Stephanie Covington, a researcher who has worked with Connecticut on trauma-informed and gender-responsive programming, told committee members that any intervention for girls has to start with a clear-eyed look at trauma. But she kept returning to something more foundational than program design. It’s about connection.

“Relationships are key. How do we provide girls with relationships, pure relationships and adult relationships that they can count on?” Covington said.

That’s not a rhetorical flourish. It’s a gap the current system hasn’t closed.

Tracie Bernardi Guzman, who founded Reentry Solutions CT and was herself incarcerated as a young adult, put it from a different vantage point entirely. She told the committee that trust doesn’t arrive through paperwork or court mandates. It has to be earned early, and it has to feel real.

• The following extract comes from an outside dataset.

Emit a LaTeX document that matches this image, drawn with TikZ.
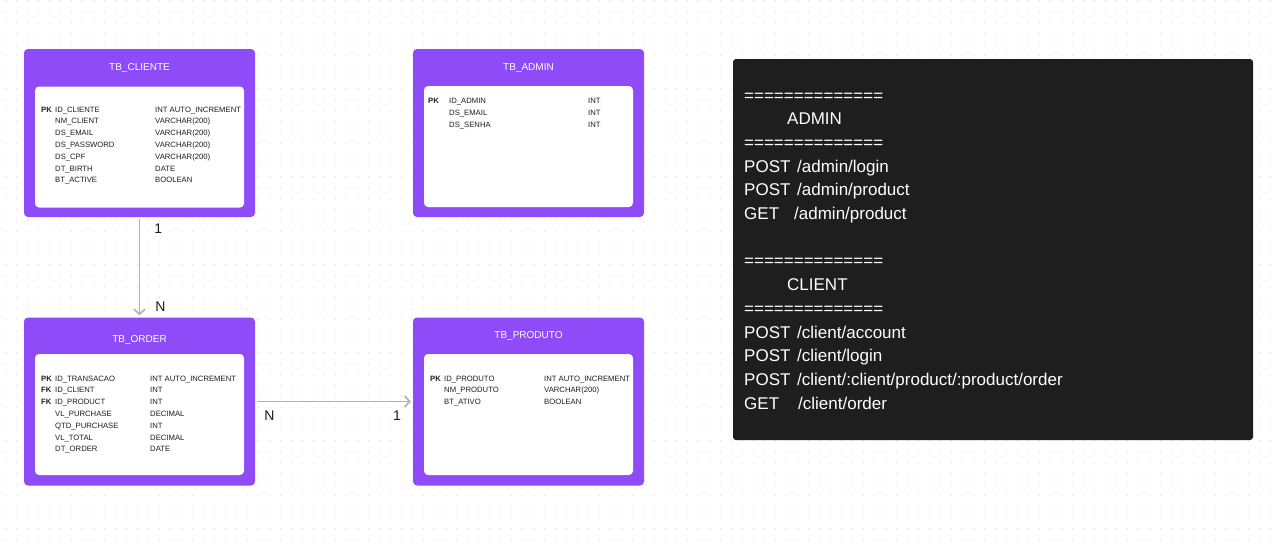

“We should give girls an opportunity to open up, because when they feel safe and relieved and not judged, that’s when they are more willing to talk,” Bernardi Guzman said.

That’s the theory behind gender-responsive work, and it’s what Connecticut built in the years before 2007. The state’s programming was good enough that other jurisdictions were studying it. Then the funding dried up, and the institutional knowledge with it.

What’s left now, researchers told the committee Friday, is a patchwork. Some providers are doing strong work. The coordination isn’t there. And the 2026 data, when it comes in, will likely show the trend continuing unless something changes in how the state approaches the problem.

The General Assembly hasn’t yet taken up any legislation tied directly to the committee’s findings. That could change. Connecticut’s 13-member committee includes legislators, and the Tow Youth Justice Institute report was released specifically to put the issue in front of them during this session.